[START Excerpted data]

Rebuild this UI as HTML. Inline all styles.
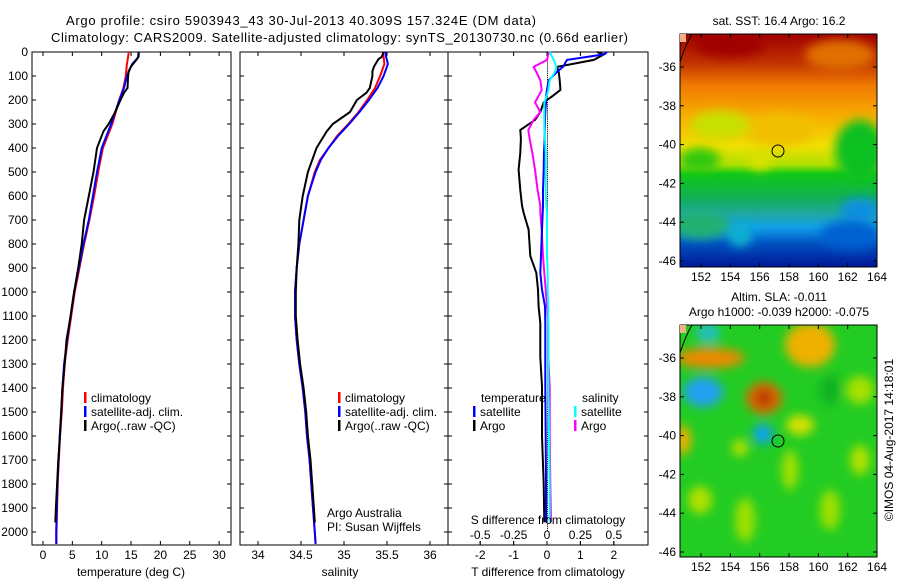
<!DOCTYPE html>
<html><head><meta charset="utf-8"><style>
html,body{margin:0;padding:0;background:#fff;}
svg{display:block;font-family:"Liberation Sans",sans-serif;}
text{fill:#000;}
</style></head><body>
<svg id="fig" width="900" height="580" viewBox="0 0 900 580" xmlns="http://www.w3.org/2000/svg">
<defs>
<linearGradient id="sstg" x1="0" y1="0" x2="0" y2="1">
<stop offset="0" stop-color="#a00000"/><stop offset="0.12" stop-color="#c03000"/><stop offset="0.22" stop-color="#f07a00"/>
<stop offset="0.36" stop-color="#f8b000"/><stop offset="0.48" stop-color="#f0e000"/><stop offset="0.56" stop-color="#b0e000"/>
<stop offset="0.6" stop-color="#10c818"/><stop offset="0.7" stop-color="#10b050"/><stop offset="0.77" stop-color="#20a8a0"/>
<stop offset="0.83" stop-color="#10a0e8"/><stop offset="0.9" stop-color="#0050c0"/><stop offset="1" stop-color="#001898"/></linearGradient>
<filter id="bl" x="-50%" y="-50%" width="200%" height="200%"><feGaussianBlur stdDeviation="5"/></filter>
<clipPath id="c1"><rect x="680" y="34" width="197" height="233"/></clipPath>
<clipPath id="c2"><rect x="680" y="325" width="197" height="232"/></clipPath>
</defs>
<text x="66" y="25" font-size="13" textLength="470">Argo profile: csiro 5903943_43 30-Jul-2013 40.309S 157.324E (DM data)</text>
<text x="51" y="42" font-size="13" textLength="577">Climatology: CARS2009. Satellite-adjusted climatology: synTS_20130730.nc (0.66d earlier)</text>
<g id="panels"></g>

<g>
<text x="779" y="25" font-size="12" text-anchor="middle">sat. SST: 16.4 Argo: 16.2</text>
<g clip-path="url(#c1)">
<rect x="680" y="34" width="197" height="233" fill="url(#sstg)"/>
<g filter="url(#bl)">
<ellipse cx="780" cy="130" rx="35" ry="16" fill="#f0c000"/>
<ellipse cx="720" cy="125" rx="30" ry="14" fill="#c8e000"/>
<ellipse cx="860" cy="150" rx="25" ry="30" fill="#10c020"/>
<ellipse cx="700" cy="160" rx="20" ry="12" fill="#30c810"/>
<ellipse cx="760" cy="160" rx="12" ry="10" fill="#d8e000"/>
<ellipse cx="700" cy="225" rx="30" ry="14" fill="#20b070"/>
<ellipse cx="850" cy="235" rx="30" ry="14" fill="#0060d0"/>
<ellipse cx="860" cy="210" rx="20" ry="12" fill="#1090e0"/>
<ellipse cx="740" cy="235" rx="12" ry="12" fill="#10b0d0"/>
<ellipse cx="730" cy="45" rx="35" ry="12" fill="#a00000"/>
<ellipse cx="840" cy="55" rx="35" ry="15" fill="#e07000"/>
</g></g>
<rect x="680" y="34" width="197" height="233" fill="none" stroke="#000"/>
<g id="map1ax"></g>
<circle cx="778" cy="151" r="6" fill="none" stroke="#000"/>
</g>

<g>
<text x="779" y="301" font-size="12" text-anchor="middle">Altim. SLA: -0.011</text>
<text x="779" y="316" font-size="12" text-anchor="middle">Argo h1000: -0.039 h2000: -0.075</text>
<g clip-path="url(#c2)">
<rect x="680" y="325" width="197" height="232" fill="#22cc22"/>
<g filter="url(#bl)">
<ellipse cx="810" cy="345" rx="25" ry="22" fill="#f0b000"/>
<ellipse cx="710" cy="358" rx="35" ry="10" fill="#ee8800"/>
<ellipse cx="703" cy="392" rx="20" ry="15" fill="#20a0f0"/>
<ellipse cx="764" cy="398" rx="18" ry="16" fill="#dd6600"/>
<ellipse cx="764" cy="398" rx="8" ry="8" fill="#b03000"/>
<ellipse cx="763" cy="434" rx="10" ry="10" fill="#10a0f0"/>
<ellipse cx="708" cy="333" rx="12" ry="10" fill="#20c0c0"/>
<ellipse cx="800" cy="425" rx="14" ry="10" fill="#d8e000"/>
<ellipse cx="683" cy="440" rx="8" ry="15" fill="#f0b000"/>
<ellipse cx="740" cy="448" rx="8" ry="8" fill="#c0e000"/>
<ellipse cx="860" cy="460" rx="10" ry="15" fill="#b0e000"/>
<ellipse cx="700" cy="500" rx="12" ry="14" fill="#b0e000"/>
<ellipse cx="745" cy="520" rx="10" ry="22" fill="#a0e000"/>
<ellipse cx="790" cy="470" rx="8" ry="20" fill="#a8e000"/>
<ellipse cx="830" cy="510" rx="10" ry="20" fill="#a0e000"/>
<ellipse cx="860" cy="390" rx="14" ry="14" fill="#a8e000"/>
<ellipse cx="830" cy="390" rx="10" ry="15" fill="#10b020"/>
</g></g>
<rect x="680" y="325" width="197" height="232" fill="none" stroke="#000"/>
<g id="map2ax"></g>
<circle cx="778" cy="441" r="6" fill="none" stroke="#000"/>
<text transform="translate(893,440) rotate(-90)" font-size="12" text-anchor="middle">©IMOS 04-Aug-2017 14:18:01</text>
</g>
</svg>
<script>
const depthTicks=[0,100,200,300,400,500,600,700,800,900,1000,1100,1200,1300,1400,1500,1600,1700,1800,1900,2000];
const tempTicks=[0,5,10,15,20,25,30];
const salTicks=[34,34.5,35,35.5,36];
const tdiffTicks=[-2,-1,0,1,2];
const sdiffTicks=[-0.5,-0.25,0,0.25,0.5];
const depthClim=[0,20,50,100,150,200,250,300,350,400,450,500,600,700,800,900,1000,1100,1200,1300,1400,1500,1600,1700,1800,1900,2000,2050];
const tempClim=[14.6,14.5,14.3,14.1,13.7,13.0,12.4,11.8,11.0,10.2,9.8,9.4,8.7,7.9,7.0,6.2,5.4,4.8,4.2,3.7,3.4,3.2,2.9,2.7,2.5,2.4,2.3,2.3];
const tempSat=[16.3,16.3,15.2,14.3,13.8,13.0,12.3,11.6,10.8,10.0,9.6,9.2,8.5,7.8,6.9,6.1,5.3,4.7,4.1,3.6,3.3,3.1,2.85,2.65,2.45,2.35,2.25,2.25];
const salClim=[35.45,35.46,35.47,35.42,35.36,35.27,35.17,35.05,34.92,34.82,34.72,34.66,34.58,34.53,34.48,34.45,34.43,34.43,34.45,34.48,34.52,34.55,34.57,34.60,34.62,34.64,34.66,34.67];
const salSat=[35.48,35.49,35.51,35.46,35.39,35.29,35.18,35.06,34.93,34.82,34.73,34.67,34.58,34.53,34.48,34.45,34.43,34.43,34.45,34.48,34.52,34.55,34.57,34.60,34.62,34.64,34.66,34.67];
const depthArgo=[0,20,30,60,80,100,150,170,200,250,300,330,400,500,600,700,800,900,1000,1100,1200,1300,1400,1500,1600,1700,1800,1900,1960];
const tempArgo=[16.3,16.2,16.0,15.0,14.6,14.5,14.4,13.8,13.2,12.3,11.2,10.3,9.2,8.6,7.8,7.0,6.6,6.0,5.3,4.7,4.0,3.7,3.3,3.1,2.9,2.6,2.4,2.2,2.1];
const salArgo=[35.46,35.44,35.40,35.35,35.33,35.33,35.30,35.26,35.15,35.07,34.87,34.80,34.68,34.58,34.52,34.48,34.47,34.45,34.44,34.44,34.46,34.49,34.53,34.56,34.58,34.61,34.63,34.65,34.66];
const depthDiff=[0,10,33,62,83,118,158,180,210,250,283,325,360,420,490,575,640,670,740,850,920,990,1060,1130,1270,1395,1600,1800,1960];
const tdiffArgo=[1.5,1.7,1.4,0.3,0.35,0.38,0.4,0.2,-0.1,-0.2,-0.36,-0.8,-0.78,-0.8,-0.85,-0.8,-0.75,-0.7,-0.55,-0.5,-0.32,-0.27,-0.25,-0.2,-0.2,-0.15,-0.15,-0.1,-0.08];
const tdiffSat=[1.8,1.7,0.6,0.48,0.3,0.05,0.0,-0.02,-0.03,-0.05,-0.06,-0.07,-0.07,-0.09,-0.1,-0.12,-0.12,-0.13,-0.15,-0.18,-0.2,-0.15,-0.06,-0.05,-0.05,-0.05,-0.04,-0.03,-0.03];
const sdiffArgo=[0.02,0.01,0.0,-0.1,-0.08,-0.05,-0.04,-0.06,-0.09,-0.05,-0.1,-0.14,-0.13,-0.11,-0.09,-0.07,-0.05,-0.05,-0.04,-0.03,-0.02,-0.01,0.0,0.01,0.01,0.02,0.02,0.025,0.03];
const sdiffSat=[0.02,0.03,0.05,0.07,0.06,0.02,0.01,0.0,-0.02,-0.02,-0.02,-0.02,-0.015,-0.01,-0.01,-0.01,-0.005,0,0,0,0.005,0.005,0.01,0.01,0.01,0.01,0.015,0.02,0.02];
const latTicks=[-36,-38,-40,-42,-44,-46];
const lonTicks=[152,154,156,158,160,162,164];

const NS="http://www.w3.org/2000/svg";
const root=document.getElementById('panels');
function mk(tag,attrs,parent){const e=document.createElementNS(NS,tag);for(const k in attrs)e.setAttribute(k,attrs[k]);(parent||root).appendChild(e);return e;}
const Y0=52,PX=0.24;
const yD=d=>Y0+d*PX;
const xT=t=>43+t*5.87;
const xS=s=>258+(s-34)*86;
const xTd=t=>547+t*33.4;
const xSd=s=>547+s*133.6;

function line(xs,ds,xf,color,name){
  let pts=[];for(let i=0;i<xs.length;i++){pts.push(xf(xs[i]).toFixed(1)+','+yD(ds[i]).toFixed(1));}
  const p=mk('polyline',{points:pts.join(' '),fill:'none',stroke:color,'stroke-width':2,'stroke-linejoin':'miter'});
  
  
}
function box(x0,x1,name){
  const r=mk('rect',{x:x0,y:52,width:x1-x0,height:493,fill:'none',stroke:'#000'});
  
  
  depthTicks.forEach(d=>{mk('line',{x1:x0,x2:x0+4,y1:yD(d),y2:yD(d),stroke:'#000'});mk('line',{x1:x1,x2:x1-4,y1:yD(d),y2:yD(d),stroke:'#000'});});
}
function xticks(vals,xf,x0,x1,labelY,fmt){
  vals.forEach(v=>{const x=xf(v);mk('line',{x1:x,x2:x,y1:545,y2:541,stroke:'#000'});mk('line',{x1:x,x2:x,y1:52,y2:56,stroke:'#000'});
    const t=mk('text',{x:x,y:labelY,'font-size':12,'text-anchor':'middle'});t.textContent=fmt?fmt(v):String(v);
    
    });
}
function legend(x,y,color,label){
  mk('rect',{x:x,y:y-10,width:2.5,height:11,fill:color});
  const t=mk('text',{x:x+7,y:y,'font-size':12});t.textContent=label;
  
  
}
function txt(x,y,s,name,anchor){const t=mk('text',{x:x,y:y,'font-size':12,'text-anchor':anchor||'start'});t.textContent=s;
  
  return t;}

depthTicks.forEach(d=>{const t=mk('text',{x:28,y:yD(d)+4,'font-size':12,'text-anchor':'end'});t.textContent=d;
  
  });

box(32,231,'temperature-panel');
xticks(tempTicks,xT,32,231,559);
line(tempClim,depthClim,xT,'#ff0000','temp-climatology-line');
line(tempSat,depthClim,xT,'#0000ff','temp-satellite-line');
line(tempArgo,depthArgo,xT,'#000000','temp-argo-line');
txt(131,576,'temperature (deg C)','temperature-axis-title','middle');
legend(84,402,'#ff0000','climatology');legend(84,416,'#0000ff','satellite-adj. clim.');legend(84,430,'#000000','Argo(..raw -QC)');

box(240,448,'salinity-panel');
xticks(salTicks,xS,240,448,559);
line(salClim,depthClim,xS,'#ff0000','sal-climatology-line');
line(salSat,depthClim,xS,'#0000ff','sal-satellite-line');
line(salArgo,depthArgo,xS,'#000000','sal-argo-line');
txt(340,576,'salinity','salinity-axis-title','middle');
legend(338,402,'#ff0000','climatology');legend(338,416,'#0000ff','satellite-adj. clim.');legend(338,430,'#000000','Argo(..raw -QC)');
txt(327,517,'Argo Australia','credit-line-1');txt(327,531,'PI: Susan Wijffels','credit-line-2');

box(448,648,'difference-panel');
xticks(tdiffTicks,xTd,448,648,559);
sdiffTicks.forEach(v=>{const x=xSd(v);mk('line',{x1:x,x2:x,y1:545,y2:541,stroke:'#000'});
  const t=mk('text',{x:x,y:539,'font-size':12,'text-anchor':'middle'});t.textContent=String(v);
  
  });
for(let d=0;d<2000;d+=8){mk('rect',{x:547,y:yD(d),width:1,height:1,fill:'#000'});}
line(tdiffArgo,depthDiff,xTd,'#000000','tdiff-argo-line');
line(sdiffArgo,depthDiff,xSd,'#ff00ff','sdiff-argo-line');
line(tdiffSat,depthDiff,xTd,'#0000ff','tdiff-satellite-line');
line(sdiffSat,depthDiff,xSd,'#00ffff','sdiff-satellite-line');
txt(548,524,'S difference from climatology','s-diff-axis-title','middle');
txt(548,576,'T difference from climatology','t-diff-axis-title','middle');
txt(481,402,'temperature','legend-temperature-header');
txt(582,402,'salinity','legend-salinity-header');
legend(473,416,'#0000ff','satellite');legend(473,430,'#000000','Argo');
legend(574,416,'#00ffff','satellite');legend(574,430,'#ff00ff','Argo');

function mapAxes(gid,top,bot,lat36){
  const g=document.getElementById(gid);
  latTicks.forEach(l=>{const y=lat36+(-36-l)*19.4;
    mk('line',{x1:877,x2:873,y1:y,y2:y,stroke:'#000'},g);mk('line',{x1:680,x2:684,y1:y,y2:y,stroke:'#000'},g);
    const t=mk('text',{x:676,y:y+4,'font-size':12,'text-anchor':'end'},g);t.textContent=l;
    
    });
  lonTicks.forEach(l=>{const x=701+(l-152)*14.67;
    mk('line',{x1:x,x2:x,y1:bot,y2:bot-4,stroke:'#000'},g);mk('line',{x1:x,x2:x,y1:top,y2:top+4,stroke:'#000'},g);
    const t=mk('text',{x:x,y:bot+14,'font-size':12,'text-anchor':'middle'},g);t.textContent=l;
    
    });
  mk('path',{d:`M680,${top+28} Q686,${top+10} 692,${top}`,fill:'none',stroke:'#000'},g);
  mk('rect',{x:680,y:top,width:6,height:8,fill:'#f4b080'},g);
}
mapAxes('map1ax',34,267,67);
mapAxes('map2ax',325,557,358);
</script>
</body></html>
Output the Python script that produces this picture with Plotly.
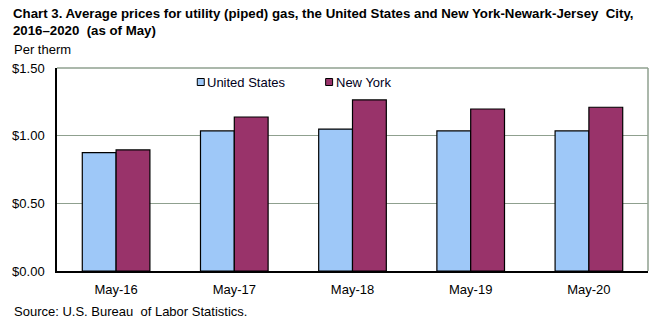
import plotly.graph_objects as go

categories = ["May-16", "May-17", "May-18", "May-19", "May-20"]
us_values = [0.874, 1.035, 1.049, 1.035, 1.035]
ny_values = [0.895, 1.138, 1.264, 1.197, 1.210]
tick_vals = [0, 0.5, 1.0, 1.5]
tick_text = ["$0.00", "$0.50", "$1.00", "$1.50"]
series_names = ["United States", "New York"]
series_colors = ["#9ec8f8", "#99336a"]

FONT = "Arial, Liberation Sans, sans-serif"
L, R, T, B = 54, 14, 68, 52
W, H = 662, 323
PW, PH = W - L - R, H - T - B

def px(x):
    return (x - L) / PW

def py(y):
    return (H - B - y) / PH

fig = go.Figure()
for name, vals, col in zip(series_names, [us_values, ny_values], series_colors):
    fig.add_trace(go.Bar(name=name, x=categories, y=vals, showlegend=False,
                         marker=dict(color=col, line=dict(color="black", width=1.2))))

fig.update_layout(
    width=W, height=H,
    margin=dict(l=L, r=R, t=T, b=B, pad=0),
    paper_bgcolor="white", plot_bgcolor="white",
    barmode="group", bargap=0.428, bargroupgap=0,
    font=dict(family=FONT, size=13, color="black"),
    xaxis=dict(showgrid=False, showline=True, linecolor="black", linewidth=1.5,
               ticks="", tickfont=dict(size=13), ticklabelstandoff=6),
    yaxis=dict(range=[0, 1.5], tickvals=tick_vals, ticktext=tick_text,
               showgrid=True, gridcolor="#8fa08f", gridwidth=1,
               showline=True, linecolor="black", linewidth=1.5, ticks="",
               tickfont=dict(size=13), zeroline=False, ticklabelstandoff=8),
)

# plot box top and right borders (gray)
fig.add_shape(type="line", xref="paper", yref="paper", x0=0, x1=1, y0=1, y1=1,
              line=dict(color="#8fa08f", width=1.5))
fig.add_shape(type="line", xref="paper", yref="paper", x0=1, x1=1, y0=0, y1=1,
              line=dict(color="#8fa08f", width=1.5))

# legend (small square swatches + labels)
legend_x = [195, 324]
for lx, name, col in zip(legend_x, series_names, series_colors):
    fig.add_shape(type="rect", xref="paper", yref="paper",
                  x0=px(lx), x1=px(lx + 7), y0=py(78.5), y1=py(85.5),
                  fillcolor=col, line=dict(color="black", width=1))
    fig.add_annotation(xref="paper", yref="paper", x=px(lx + 8), y=py(82), xanchor="left",
                       yanchor="middle", showarrow=False, text=name,
                       font=dict(family=FONT, size=13, color="#000020"))

fig.add_annotation(xref="paper", yref="paper", x=px(8), y=py(4), xanchor="left", yanchor="top",
                   align="left", showarrow=False,
                   text="<b>Chart 3. Average prices for utility (piped) gas, the United States and New York-Newark-Jersey  City,<br>2016–2020  (as of May)</b>",
                   font=dict(family=FONT, size=13.25, color="black"))
fig.add_annotation(xref="paper", yref="paper", x=px(9), y=py(49), xanchor="left", yanchor="middle",
                   showarrow=False, text="Per therm", font=dict(family=FONT, size=13))
fig.add_annotation(xref="paper", yref="paper", x=px(9), y=py(311), xanchor="left", yanchor="middle",
                   showarrow=False, text="Source: U.S. Bureau  of Labor Statistics.",
                   font=dict(family=FONT, size=13))

fig.write_html("out.html")
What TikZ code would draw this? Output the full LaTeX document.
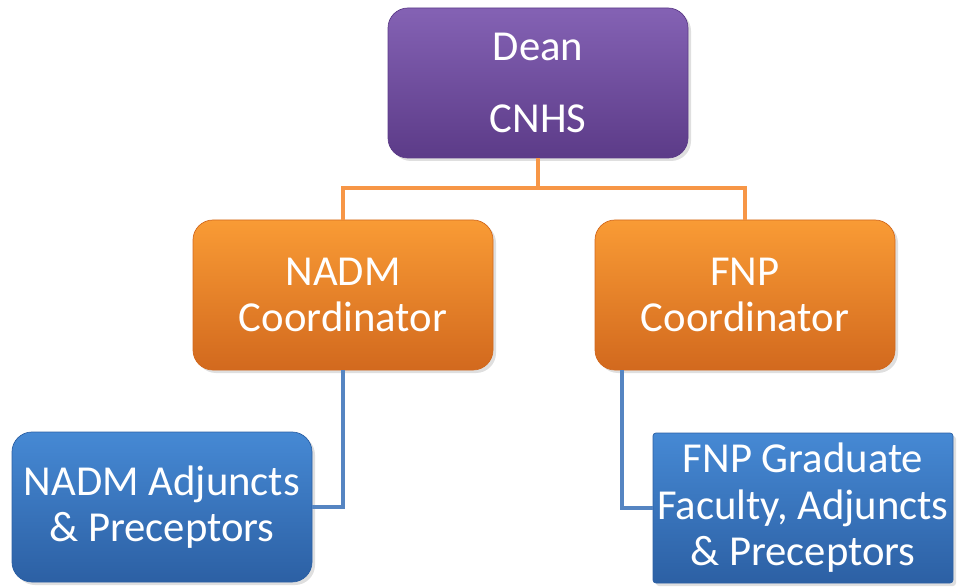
\documentclass[tikz,border=0pt]{standalone}
\usepackage{fontspec}
\setmainfont{Carlito}
\usetikzlibrary{shapes, shadows}
\definecolor{deantop}{HTML}{8462B4}
\definecolor{deanbot}{HTML}{5C3B88}
\definecolor{coordtop}{HTML}{F99B35}
\definecolor{coordbot}{HTML}{D2691E}
\definecolor{stafftop}{HTML}{4689D4}
\definecolor{staffbot}{HTML}{2C60A4}
\definecolor{orangeline}{HTML}{F79646}
\definecolor{blueline}{HTML}{5585C2}
\tikzstyle{unit} = [rectangle, rounded corners=0.4cm, minimum width=6cm, minimum height=3cm, inner sep=2pt, text=white, font=\fontsize{24.3}{26.5}\selectfont, drop shadow={opacity=0.25, shadow xshift=0.06cm, shadow yshift=-0.06cm}]
\tikzstyle{dean} = [unit, top color=deantop, bottom color=deanbot, draw=deanbot]
\tikzstyle{coord} = [unit, top color=coordtop, bottom color=coordbot, draw=coordbot]
\tikzstyle{staff} = [unit, top color=stafftop, bottom color=staffbot, draw=staffbot]
\tikzstyle{upper} = [line width=2.2pt, draw=orangeline]
\tikzstyle{lower} = [line width=2.2pt, draw=blueline]

\begin{document}
\begin{tikzpicture}[align=center]

\useasboundingbox (0,0) rectangle (19.16,11.74);

\node (dean) [dean] at (10.76,10.08) {Dean\\[14pt]CNHS};
\node (nadmCoord) [coord] at (6.86,5.84) {NADM\\Coordinator};
\node (fnpCoord) [coord] at (14.9,5.84) {FNP\\Coordinator};
\node (nadmStaff) [staff] at (3.24,1.6) {NADM Adjuncts\\\& Preceptors};
\node (fnpStaff) [staff, rounded corners=0.06cm] at (16.06,1.58) {FNP Graduate\\Faculty, Adjuncts\\\& Preceptors};

\draw [upper] (dean.south) -- ++(0,-0.6) -| (nadmCoord.north);
\draw [upper] (dean.south) -- ++(0,-0.6) -| (fnpCoord.north);
\draw [lower] (nadmCoord.south) |- (nadmStaff.east);
\draw [lower] ([xshift=0.54cm]fnpCoord.south west) |- (fnpStaff.west);

\end{tikzpicture}
\end{document}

[END Excerpted data]

Copy out every line in the listing where the word "script" appears.

<script>
</script>
Output the Python script that produces this picture with Plotly.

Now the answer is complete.